■ EXERCISE:
Copy out each line featuring the string "this" from the entries beneath.

■ Rows from a dataset of charts and code:
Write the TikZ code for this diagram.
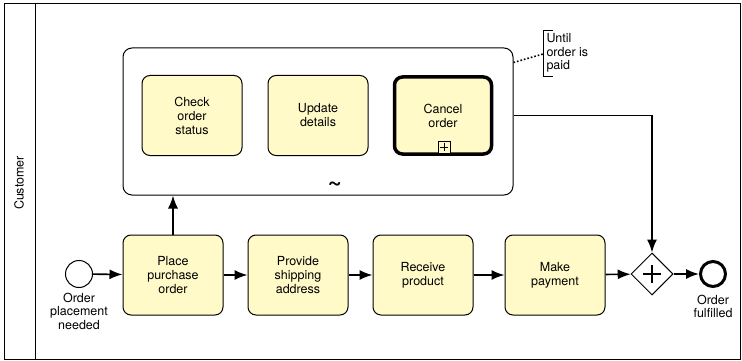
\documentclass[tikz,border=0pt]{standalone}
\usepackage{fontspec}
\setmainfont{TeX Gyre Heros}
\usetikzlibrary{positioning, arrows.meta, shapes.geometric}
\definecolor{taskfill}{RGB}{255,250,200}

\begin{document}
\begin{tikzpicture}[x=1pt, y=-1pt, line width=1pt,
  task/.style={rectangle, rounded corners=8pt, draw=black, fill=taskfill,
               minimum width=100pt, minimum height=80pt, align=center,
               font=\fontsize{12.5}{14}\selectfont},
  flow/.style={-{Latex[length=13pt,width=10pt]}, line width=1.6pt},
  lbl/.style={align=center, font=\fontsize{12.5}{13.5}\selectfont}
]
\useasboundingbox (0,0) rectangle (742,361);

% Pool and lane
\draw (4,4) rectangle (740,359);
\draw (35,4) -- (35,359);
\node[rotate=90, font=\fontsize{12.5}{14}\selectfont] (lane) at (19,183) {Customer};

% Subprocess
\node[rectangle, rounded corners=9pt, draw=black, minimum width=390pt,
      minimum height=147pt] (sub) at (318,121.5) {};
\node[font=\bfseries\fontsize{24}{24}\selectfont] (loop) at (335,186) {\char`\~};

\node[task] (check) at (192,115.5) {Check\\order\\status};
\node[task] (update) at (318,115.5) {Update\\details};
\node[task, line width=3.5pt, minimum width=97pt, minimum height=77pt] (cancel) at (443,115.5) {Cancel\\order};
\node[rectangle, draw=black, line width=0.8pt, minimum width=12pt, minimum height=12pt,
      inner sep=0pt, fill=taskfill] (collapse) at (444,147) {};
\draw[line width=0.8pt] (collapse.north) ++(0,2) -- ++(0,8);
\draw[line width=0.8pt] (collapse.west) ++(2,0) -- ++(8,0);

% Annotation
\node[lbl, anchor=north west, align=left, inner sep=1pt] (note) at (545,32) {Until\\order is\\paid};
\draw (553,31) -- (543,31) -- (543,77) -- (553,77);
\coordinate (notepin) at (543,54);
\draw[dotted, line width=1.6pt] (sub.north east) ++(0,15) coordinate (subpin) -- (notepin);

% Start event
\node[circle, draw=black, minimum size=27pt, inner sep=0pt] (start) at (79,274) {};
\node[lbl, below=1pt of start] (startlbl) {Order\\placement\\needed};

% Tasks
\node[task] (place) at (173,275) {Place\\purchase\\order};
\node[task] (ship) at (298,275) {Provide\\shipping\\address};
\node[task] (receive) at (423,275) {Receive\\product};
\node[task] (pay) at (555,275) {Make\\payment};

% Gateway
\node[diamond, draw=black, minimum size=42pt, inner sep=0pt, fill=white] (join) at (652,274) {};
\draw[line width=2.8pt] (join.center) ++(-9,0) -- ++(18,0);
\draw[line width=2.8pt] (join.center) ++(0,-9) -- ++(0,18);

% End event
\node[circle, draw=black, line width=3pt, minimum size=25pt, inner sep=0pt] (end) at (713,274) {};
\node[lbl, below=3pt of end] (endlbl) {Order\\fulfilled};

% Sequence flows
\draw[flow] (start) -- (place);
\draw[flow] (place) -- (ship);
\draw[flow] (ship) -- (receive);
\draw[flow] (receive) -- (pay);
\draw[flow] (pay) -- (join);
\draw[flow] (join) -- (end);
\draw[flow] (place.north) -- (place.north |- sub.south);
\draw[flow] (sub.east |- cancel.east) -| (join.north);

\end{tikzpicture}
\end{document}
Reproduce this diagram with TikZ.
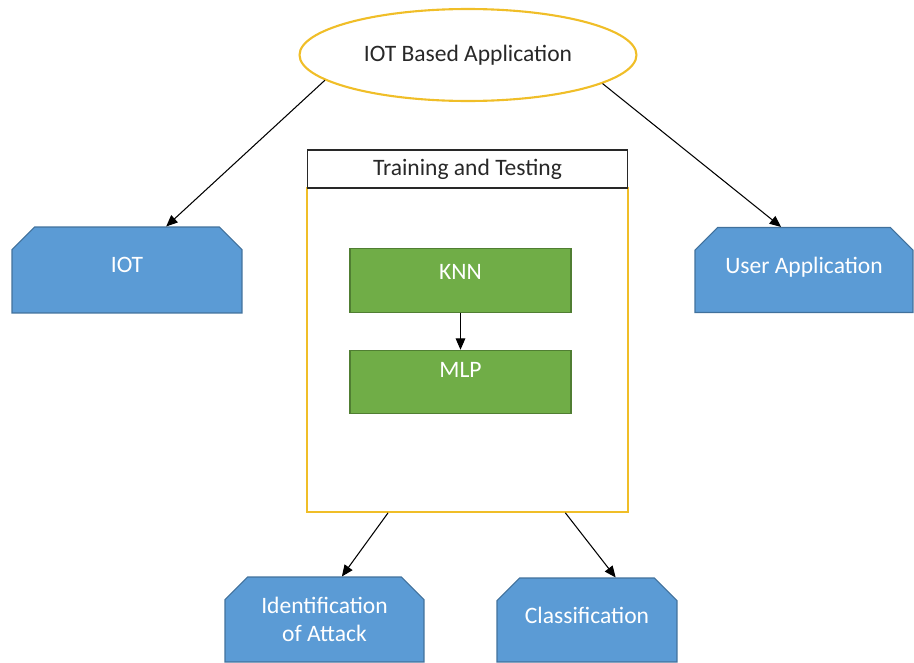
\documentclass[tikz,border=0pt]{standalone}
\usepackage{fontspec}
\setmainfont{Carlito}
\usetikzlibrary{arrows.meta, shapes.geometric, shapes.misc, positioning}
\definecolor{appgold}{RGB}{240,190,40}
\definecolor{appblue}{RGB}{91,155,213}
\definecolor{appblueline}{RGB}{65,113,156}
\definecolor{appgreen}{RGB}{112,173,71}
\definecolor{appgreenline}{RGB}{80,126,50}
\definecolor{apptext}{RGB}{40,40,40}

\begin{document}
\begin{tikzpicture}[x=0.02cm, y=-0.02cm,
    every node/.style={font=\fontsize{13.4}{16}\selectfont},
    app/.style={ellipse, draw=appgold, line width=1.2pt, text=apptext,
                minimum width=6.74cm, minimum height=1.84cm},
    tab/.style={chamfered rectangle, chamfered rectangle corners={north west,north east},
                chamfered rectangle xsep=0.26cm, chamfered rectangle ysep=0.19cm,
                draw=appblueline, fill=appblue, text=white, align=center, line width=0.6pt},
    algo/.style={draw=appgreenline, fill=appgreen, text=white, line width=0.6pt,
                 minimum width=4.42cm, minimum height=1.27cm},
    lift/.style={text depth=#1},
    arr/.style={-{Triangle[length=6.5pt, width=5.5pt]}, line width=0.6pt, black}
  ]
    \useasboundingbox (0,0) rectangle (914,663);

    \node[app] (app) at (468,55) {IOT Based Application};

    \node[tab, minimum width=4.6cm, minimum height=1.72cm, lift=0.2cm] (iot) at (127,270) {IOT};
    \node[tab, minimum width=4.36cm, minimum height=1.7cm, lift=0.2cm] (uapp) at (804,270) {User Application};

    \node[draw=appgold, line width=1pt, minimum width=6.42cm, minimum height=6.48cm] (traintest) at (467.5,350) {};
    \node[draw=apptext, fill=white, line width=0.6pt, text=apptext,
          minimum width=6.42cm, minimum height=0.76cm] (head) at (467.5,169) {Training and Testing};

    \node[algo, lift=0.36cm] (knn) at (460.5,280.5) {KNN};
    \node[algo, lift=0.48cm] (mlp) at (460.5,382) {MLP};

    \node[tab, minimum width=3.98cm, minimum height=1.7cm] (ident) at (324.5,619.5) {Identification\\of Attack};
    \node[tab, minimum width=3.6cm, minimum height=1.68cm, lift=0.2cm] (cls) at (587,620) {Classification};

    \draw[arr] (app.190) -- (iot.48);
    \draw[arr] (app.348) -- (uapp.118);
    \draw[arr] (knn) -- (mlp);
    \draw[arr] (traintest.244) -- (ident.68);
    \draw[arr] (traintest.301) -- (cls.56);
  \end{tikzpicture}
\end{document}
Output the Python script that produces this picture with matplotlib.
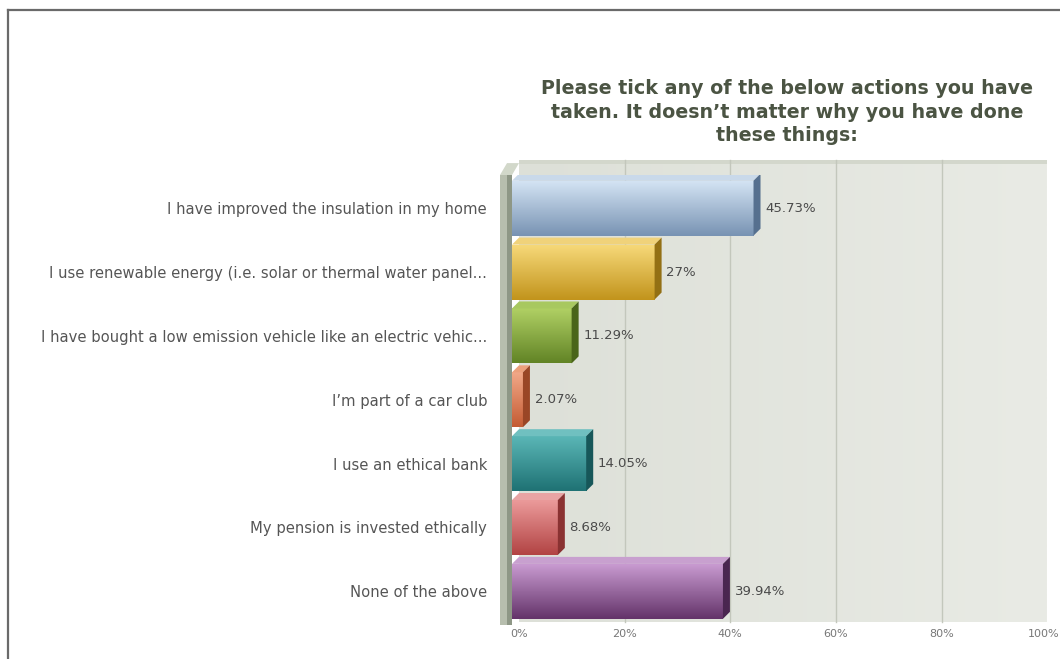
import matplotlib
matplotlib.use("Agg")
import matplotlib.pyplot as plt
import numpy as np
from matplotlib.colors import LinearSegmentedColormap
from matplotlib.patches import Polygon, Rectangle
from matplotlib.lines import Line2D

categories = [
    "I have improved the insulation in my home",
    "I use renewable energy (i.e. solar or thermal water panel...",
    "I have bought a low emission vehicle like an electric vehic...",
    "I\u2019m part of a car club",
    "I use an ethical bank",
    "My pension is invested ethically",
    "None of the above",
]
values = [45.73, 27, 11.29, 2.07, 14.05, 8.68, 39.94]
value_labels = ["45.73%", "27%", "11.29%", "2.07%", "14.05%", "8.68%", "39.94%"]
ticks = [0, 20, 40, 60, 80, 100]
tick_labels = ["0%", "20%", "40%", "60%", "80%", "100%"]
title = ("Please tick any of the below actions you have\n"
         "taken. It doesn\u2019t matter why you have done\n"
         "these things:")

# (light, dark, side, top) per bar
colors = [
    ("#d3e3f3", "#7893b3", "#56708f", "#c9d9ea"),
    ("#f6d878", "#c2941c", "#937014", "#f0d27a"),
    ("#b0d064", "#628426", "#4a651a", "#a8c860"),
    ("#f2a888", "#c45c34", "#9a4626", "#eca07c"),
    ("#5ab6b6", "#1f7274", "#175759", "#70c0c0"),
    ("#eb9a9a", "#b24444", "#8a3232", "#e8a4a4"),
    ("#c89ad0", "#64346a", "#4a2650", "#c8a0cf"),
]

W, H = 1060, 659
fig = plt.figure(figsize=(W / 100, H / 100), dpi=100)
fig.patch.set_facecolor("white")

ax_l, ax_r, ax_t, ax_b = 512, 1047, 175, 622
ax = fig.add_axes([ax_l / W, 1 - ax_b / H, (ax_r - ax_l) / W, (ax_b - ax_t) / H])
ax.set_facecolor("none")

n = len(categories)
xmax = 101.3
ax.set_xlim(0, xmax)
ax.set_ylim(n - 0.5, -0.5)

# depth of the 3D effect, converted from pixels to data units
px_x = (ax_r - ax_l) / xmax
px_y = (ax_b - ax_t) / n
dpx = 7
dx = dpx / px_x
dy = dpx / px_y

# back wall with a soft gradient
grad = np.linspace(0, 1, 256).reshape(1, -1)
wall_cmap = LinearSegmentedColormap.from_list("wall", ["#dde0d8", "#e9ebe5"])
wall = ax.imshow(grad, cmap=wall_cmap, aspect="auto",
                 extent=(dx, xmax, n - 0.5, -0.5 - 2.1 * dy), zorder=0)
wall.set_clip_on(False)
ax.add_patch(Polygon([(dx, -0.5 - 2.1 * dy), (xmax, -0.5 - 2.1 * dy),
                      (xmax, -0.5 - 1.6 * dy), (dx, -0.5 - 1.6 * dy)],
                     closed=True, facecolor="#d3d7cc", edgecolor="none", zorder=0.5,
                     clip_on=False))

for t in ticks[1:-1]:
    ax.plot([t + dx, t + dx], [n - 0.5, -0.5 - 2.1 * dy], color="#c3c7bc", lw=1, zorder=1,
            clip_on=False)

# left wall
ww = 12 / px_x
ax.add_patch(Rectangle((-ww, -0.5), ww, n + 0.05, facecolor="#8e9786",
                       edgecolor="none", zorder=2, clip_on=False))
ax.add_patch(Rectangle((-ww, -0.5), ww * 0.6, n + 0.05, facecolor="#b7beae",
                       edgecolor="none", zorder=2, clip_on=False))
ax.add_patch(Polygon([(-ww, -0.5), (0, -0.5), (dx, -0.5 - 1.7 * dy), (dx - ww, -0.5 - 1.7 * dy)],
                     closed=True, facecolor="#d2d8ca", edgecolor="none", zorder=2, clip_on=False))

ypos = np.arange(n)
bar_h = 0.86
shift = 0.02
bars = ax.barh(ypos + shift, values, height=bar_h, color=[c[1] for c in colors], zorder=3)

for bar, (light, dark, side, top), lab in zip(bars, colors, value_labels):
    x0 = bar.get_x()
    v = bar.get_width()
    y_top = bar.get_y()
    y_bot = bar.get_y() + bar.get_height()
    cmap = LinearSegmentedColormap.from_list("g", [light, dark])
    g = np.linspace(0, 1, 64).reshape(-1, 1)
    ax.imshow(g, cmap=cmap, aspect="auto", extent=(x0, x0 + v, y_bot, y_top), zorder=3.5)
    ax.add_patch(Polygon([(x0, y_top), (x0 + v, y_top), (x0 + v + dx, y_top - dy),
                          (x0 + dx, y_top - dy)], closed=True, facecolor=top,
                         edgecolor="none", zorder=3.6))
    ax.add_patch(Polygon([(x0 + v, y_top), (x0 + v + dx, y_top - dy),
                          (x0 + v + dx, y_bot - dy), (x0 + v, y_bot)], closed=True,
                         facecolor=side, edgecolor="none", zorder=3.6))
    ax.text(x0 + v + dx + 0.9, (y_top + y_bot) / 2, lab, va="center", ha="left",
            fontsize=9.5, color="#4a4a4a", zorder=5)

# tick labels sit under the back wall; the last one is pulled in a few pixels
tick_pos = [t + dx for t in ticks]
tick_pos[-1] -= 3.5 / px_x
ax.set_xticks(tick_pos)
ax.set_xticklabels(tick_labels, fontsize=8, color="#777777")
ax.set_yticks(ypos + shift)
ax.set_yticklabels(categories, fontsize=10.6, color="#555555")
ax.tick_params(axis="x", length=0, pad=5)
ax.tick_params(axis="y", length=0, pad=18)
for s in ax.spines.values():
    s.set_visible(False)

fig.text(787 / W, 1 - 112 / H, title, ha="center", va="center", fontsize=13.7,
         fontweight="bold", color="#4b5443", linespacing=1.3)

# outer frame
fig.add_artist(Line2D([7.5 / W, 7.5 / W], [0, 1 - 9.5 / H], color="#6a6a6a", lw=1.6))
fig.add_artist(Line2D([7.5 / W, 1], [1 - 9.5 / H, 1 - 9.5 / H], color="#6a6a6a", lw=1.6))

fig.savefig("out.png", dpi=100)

■ COMPLETE RESPONSE:
Write the TikZ code for this diagram.
Reproduce this diagram with TikZ.
Output the Python script that produces this picture with matplotlib.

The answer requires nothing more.